Say 1,000 words, visually
Writers are often told to show, rather than tell. That usually means written descriptions (The clack of the typewriter filled the air as the writer furrowed their brow versus The writer was writing.).
But content creators take this idiom a step further to literally show what they’re talking about. A recent study found that 41% of users watched product videos on e-commerce websites. For these users, that visual content helped them imagine the product in their lives. However, not any video will do. Getting to the point in 30 seconds or less and keeping a slow pace for complicated processes are immensely important for any instructional recording.

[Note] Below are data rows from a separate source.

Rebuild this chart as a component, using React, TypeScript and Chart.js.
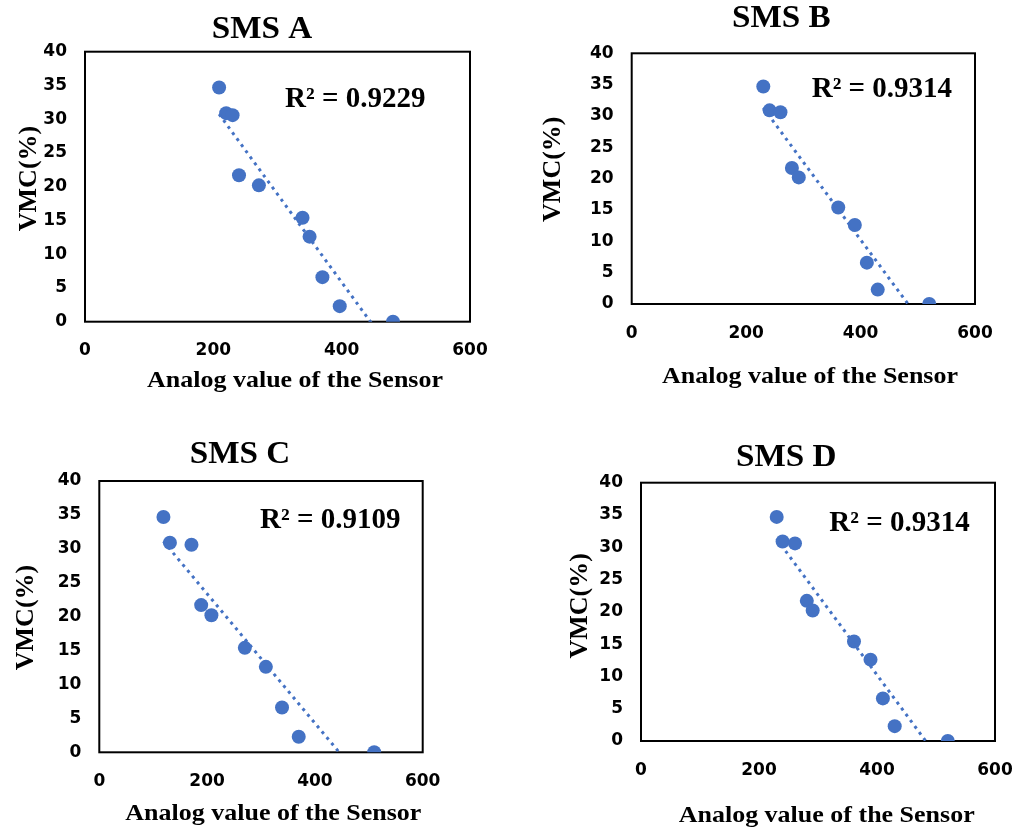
import React, { useEffect, useRef } from "react";
import { Chart, registerables } from "chart.js";

Chart.register(...registerables);

// ---------------- data ----------------
const panelTitles = ["SMS A", "SMS B", "SMS C", "SMS D"];
const r2Labels = ["R² = 0.9229", "R² = 0.9314", "R² = 0.9109", "R² = 0.9314"];
const xAxisTitle = "Analog value of the Sensor";
const yAxisTitle = "VMC(%)";

const vmcValues = [34.7, 30.9, 30.6, 21.7, 20.2, 15.4, 12.6, 6.6, 2.3, 0];

const sensorA = [209, 220, 230, 240, 271, 339, 350, 370, 397, 480];
const sensorB = [230, 241, 260, 280, 292, 361, 390, 411, 430, 520];
const sensorC = [119, 131, 171, 189, 208, 270, 309, 339, 370, 510];
const sensorD = [230, 240, 261, 281, 291, 361, 389, 410, 430, 520];

const sensorSeries = [sensorA, sensorB, sensorC, sensorD];

const xTickValues = [0, 200, 400, 600];
const yTickValues = [0, 5, 10, 15, 20, 25, 30, 35, 40];

// ---------------- layout (positions / sizes only) ----------------
type PanelLayout = {
  left: number;
  top: number;
  width: number;
  height: number;
  area: [number, number, number, number]; // chart area L,T,R,B in canvas coords
  title: [number, number]; // center x, baseline y
  xTitle: [number, number]; // center x, baseline y
  yTitle: [number, number]; // baseline x, center y
  r2: [number, number]; // left x, baseline y
};

const layouts: PanelLayout[] = [
  { left: 0, top: 0, width: 510, height: 414, area: [85, 51.7, 470, 321.7], title: [262, 38.3], xTitle: [295, 386.7], yTitle: [35.5, 178.5], r2: [285, 106.5] },
  { left: 510, top: 0, width: 511, height: 414, area: [121.7, 53.3, 465, 304], title: [271.3, 26.7], xTitle: [300, 382.5], yTitle: [50, 169.2], r2: [301.7, 96.7] },
  { left: 0, top: 414, width: 510, height: 414, area: [99.3, 67, 422.7, 338.3], title: [240, 49.3], xTitle: [273.3, 406], yTitle: [33, 203.5], r2: [260, 114.3] },
  { left: 510, top: 414, width: 511, height: 414, area: [131, 68.7, 485, 327], title: [276.2, 51.7], xTitle: [316.7, 407.7], yTitle: [77, 191.8], r2: [319.3, 117] },
];

const Y_AXIS_W = 60;
const X_AXIS_H = 40;
const POINT_COLOR = "#4472C4";
const SERIF = '"Liberation Serif", "Times New Roman", serif';
const TICK_FONT = { family: '"DejaVu Sans", sans-serif', size: 17, weight: "bold" as const };

function linearFit(xs: number[], ys: number[]) {
  const n = xs.length;
  const mx = xs.reduce((a, b) => a + b, 0) / n;
  const my = ys.reduce((a, b) => a + b, 0) / n;
  let sxy = 0;
  let sxx = 0;
  for (let i = 0; i < n; i++) {
    sxy += (xs[i] - mx) * (ys[i] - my);
    sxx += (xs[i] - mx) * (xs[i] - mx);
  }
  const m = sxy / sxx;
  return { m, b: my - m * mx };
}

function drawText(
  ctx: CanvasRenderingContext2D,
  text: string,
  x: number,
  y: number,
  size: number,
  align: CanvasTextAlign,
  sx = 1,
  rotate = false
) {
  ctx.save();
  ctx.translate(x, y);
  if (rotate) ctx.rotate(-Math.PI / 2);
  ctx.scale(sx, 1);
  ctx.font = `bold ${size}px ${SERIF}`;
  ctx.fillStyle = "#000";
  ctx.textAlign = align;
  ctx.textBaseline = "alphabetic";
  ctx.fillText(text, 0, 0);
  ctx.restore();
}

function Panel({ index }: { index: number }) {
  const ref = useRef<HTMLCanvasElement | null>(null);
  const lay = layouts[index];

  useEffect(() => {
    if (!ref.current) return;
    const xs = sensorSeries[index];
    const ys = vmcValues;
    const { m, b } = linearFit(xs, ys);
    const minX = Math.min(...xs);
    const maxX = Math.max(...xs);
    const pts = xs.map((x, i) => ({ x, y: ys[i] }));
    const trend = [
      { x: minX, y: m * minX + b },
      { x: maxX, y: m * maxX + b },
    ];
    const [L, T, R, B] = lay.area;

    const framePlugin = {
      id: "frame",
      beforeDatasetsDraw(chart: any) {
        const { ctx, chartArea } = chart;
        ctx.save();
        ctx.strokeStyle = "#000";
        ctx.lineWidth = 2;
        ctx.strokeRect(chartArea.left, chartArea.top, chartArea.right - chartArea.left, chartArea.bottom - chartArea.top);
        ctx.restore();
      },
    };

    const textPlugin = {
      id: "texts",
      afterDraw(chart: any) {
        const ctx = chart.ctx as CanvasRenderingContext2D;
        drawText(ctx, panelTitles[index], lay.title[0], lay.title[1], 31, "center", 1.07);
        drawText(ctx, xAxisTitle, lay.xTitle[0], lay.xTitle[1], 23, "center", 1.13);
        drawText(ctx, yAxisTitle, lay.yTitle[0], lay.yTitle[1], 26, "center", 1, true);
        drawText(ctx, r2Labels[index], lay.r2[0], lay.r2[1], 29, "left", 1);
      },
    };

    const chart = new Chart(ref.current, {
      type: "scatter",
      data: {
        datasets: [
          {
            type: "line",
            label: "Linear trend",
            data: trend,
            borderColor: POINT_COLOR,
            borderWidth: 3,
            borderDash: [3, 4.5],
            pointRadius: 0,
            fill: false,
            showLine: true,
            clip: 0,
            order: 0,
          } as any,
          {
            type: "scatter",
            label: panelTitles[index],
            data: pts,
            backgroundColor: POINT_COLOR,
            borderColor: POINT_COLOR,
            pointRadius: 7,
            pointBorderWidth: 0,
            order: 1,
          } as any,
        ],
      },
      options: {
        animation: false,
        responsive: false,
        maintainAspectRatio: false,
        layout: {
          padding: {
            left: L - Y_AXIS_W,
            top: T,
            right: lay.width - R,
            bottom: lay.height - B - X_AXIS_H,
          },
        },
        plugins: {
          legend: { display: false },
          tooltip: { enabled: false },
          title: { display: false },
        },
        scales: {
          x: {
            type: "linear",
            min: 0,
            max: 600,
            grid: { display: false, drawTicks: false },
            border: { display: false },
            ticks: { font: TICK_FONT, color: "#000", padding: 19, maxRotation: 0, autoSkip: false },
            afterBuildTicks: (s: any) => {
              s.ticks = xTickValues.map((v) => ({ value: v }));
            },
            afterFit: (s: any) => {
              s.height = X_AXIS_H;
              s.paddingLeft = 0;
              s.paddingRight = 0;
              s.paddingTop = 0;
              s.paddingBottom = 0;
            },
          },
          y: {
            type: "linear",
            min: 0,
            max: 40,
            grid: { display: false, drawTicks: false },
            border: { display: false },
            ticks: { font: TICK_FONT, color: "#000", padding: 18, autoSkip: false },
            afterBuildTicks: (s: any) => {
              s.ticks = yTickValues.map((v) => ({ value: v }));
            },
            afterFit: (s: any) => {
              s.width = Y_AXIS_W;
              s.paddingLeft = 0;
              s.paddingRight = 0;
              s.paddingTop = 0;
              s.paddingBottom = 0;
            },
          },
        },
      } as any,
      plugins: [framePlugin, textPlugin],
    });
    return () => chart.destroy();
  }, [index]);

  return (
    <canvas
      ref={ref}
      width={lay.width}
      height={lay.height}
      style={{ position: "absolute", left: lay.left, top: lay.top, width: lay.width, height: lay.height }}
    />
  );
}

export default function App() {
  return (
    <div style={{ position: "absolute", left: 0, top: 0, width: 1021, height: 828, background: "#fff", overflow: "hidden" }}>
      {layouts.map((_, i) => (
        <Panel key={i} index={i} />
      ))}
    </div>
  );
}
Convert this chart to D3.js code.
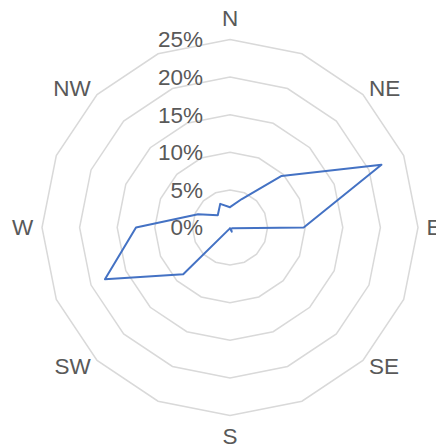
<!DOCTYPE html>
<html>
<head>
<meta charset="utf-8">
<script src="https://cdn.jsdelivr.net/npm/d3@7/dist/d3.min.js"></script>
<style>
  html, body { margin: 0; padding: 0; background: #ffffff; }
  svg { display: block; }
  text { font-family: "Liberation Sans", Arial, sans-serif; fill: #595959; }
</style>
</head>
<body>
<svg id="chart" width="436" height="445"></svg>
<script>
// Wind direction sectors, clockwise from north
const directions = ["N", "NNE", "NE", "ENE", "E", "ESE", "SE", "SSE",
                    "S", "SSW", "SW", "WSW", "W", "WNW", "NW", "NNW"];
// Frequency of each direction, in percent
const frequency = [2.7, 4.1, 9.7, 21.8, 9.8, 0.3, 0.2, 0.6,
                   0.1, 0.2, 8.8, 18.0, 12.5, 4.6, 2.3, 3.4];
// Radial axis ticks, in percent
const ticks = [0, 5, 10, 15, 20, 25];

const svg = d3.select("#chart");
const cx = 230, cy = 227.5, outer = 188;
const fontSize = 22.5;

const r = d3.scaleLinear().domain([0, 25]).range([0, outer]);
const angle = d3.scaleLinear().domain([0, directions.length]).range([0, 2 * Math.PI]);

const g = svg.append("g").attr("transform", `translate(${cx},${cy})`);

// Polygonal grid rings
const ring = d3.lineRadial().curve(d3.curveLinearClosed)
  .angle((d, i) => angle(i)).radius(d => d);
g.append("g").selectAll("path")
  .data(ticks.filter(t => t > 0))
  .join("path")
  .attr("d", t => ring(directions.map(() => r(t))))
  .attr("fill", "none")
  .attr("stroke", "#d9d9d9")
  .attr("stroke-width", 1.5);

// Radial axis labels
g.append("g").selectAll("text")
  .data(ticks)
  .join("text")
  .attr("x", -27)
  .attr("y", t => -r(t))
  .attr("dy", "0.35em")
  .attr("text-anchor", "end")
  .attr("font-size", fontSize)
  .text(t => t + "%");

// Direction labels on the main compass points, set just outside the outer ring
const labels = g.append("g").selectAll("text")
  .data(directions.map((d, i) => ({ name: d, i })).filter(d => d.i % 2 === 0))
  .join("text")
  .attr("dy", "0.35em")
  .attr("text-anchor", "middle")
  .attr("font-size", fontSize)
  .text(d => d.name);

labels.each(function (d) {
  const a = angle(d.i);
  const s = Math.sin(a), c = Math.cos(a);
  const hw = this.getBBox().width / 2;
  const onAxis = Math.abs(s) < 0.01 || Math.abs(c) < 0.01;
  const x = s * (outer + 8.5) + Math.sign(Math.round(s * 100)) * hw;
  const y = -c * outer - Math.sign(Math.round(c * 100)) * (onAxis ? 21 : 6);
  d3.select(this).attr("x", x).attr("y", y);
});

// Frequency polygon
const series = d3.lineRadial().curve(d3.curveLinearClosed)
  .angle((d, i) => angle(i)).radius(d => r(d));
g.append("path")
  .attr("d", series(frequency))
  .attr("fill", "none")
  .attr("stroke", "#4472c4")
  .attr("stroke-width", 2)
  .attr("stroke-linejoin", "round");
</script>
</body>
</html>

Doist designers rely heavily on Loom, a platform that lets you record yourself and your screen simultaneously. It helps them asynchronously communicate without resorting to long walls of text. It’s an incredible tool you can use to:
- Record all types of presentations, from a math class to a business report
- Provide step-by-step instructions, like onboarding a new digital tool
- Offer feedback on specific parts of a product design
“I like recording Loom videos to walk through complicated design concepts that a static mockup wouldn’t communicate clearly enough,” says Doist Designer Stephen Barkan. “It lets me describe things verbally and visually at the same time for my teammates.”
Of course, if you don’t have a video-length amount of information to convey, you can always add annotated screenshots to get your point across. You could even take an example from our annotated screenshots in the sections above — where we draw attention to the subject line and edits by using arrows and brackets.
Research and iterate
Writing isn’t useful if it isn’t read. And good digital writing doesn’t happen in a vacuum through intuition. We’ve seen that marketing and user experience writers are obsessed with research. Take a note from them, and do testing on your own.
Luckily, in a non-professional writing world, that simply means asking the people you’re working with for feedback. Check-ins about clarity and tone can be invaluable.
Then, when you find out that what you’re doing isn’t quite right, try something new.
Good writing may take more time up-front, but pays dividends down the road when everyone can easily reference the information they need to do their jobs well. Using research-proven techniques to explain complex ideas, coordinate work, provide feedback, or simply say thank you, it’s possible to keep everyone in the loop no matter where in the world they happen to be.
After all, we’re all buckling under the weight of thousands of words to be read a day. If every professional used these data-backed writing methods, we’d all win back some precious mental headspace to actually get work done.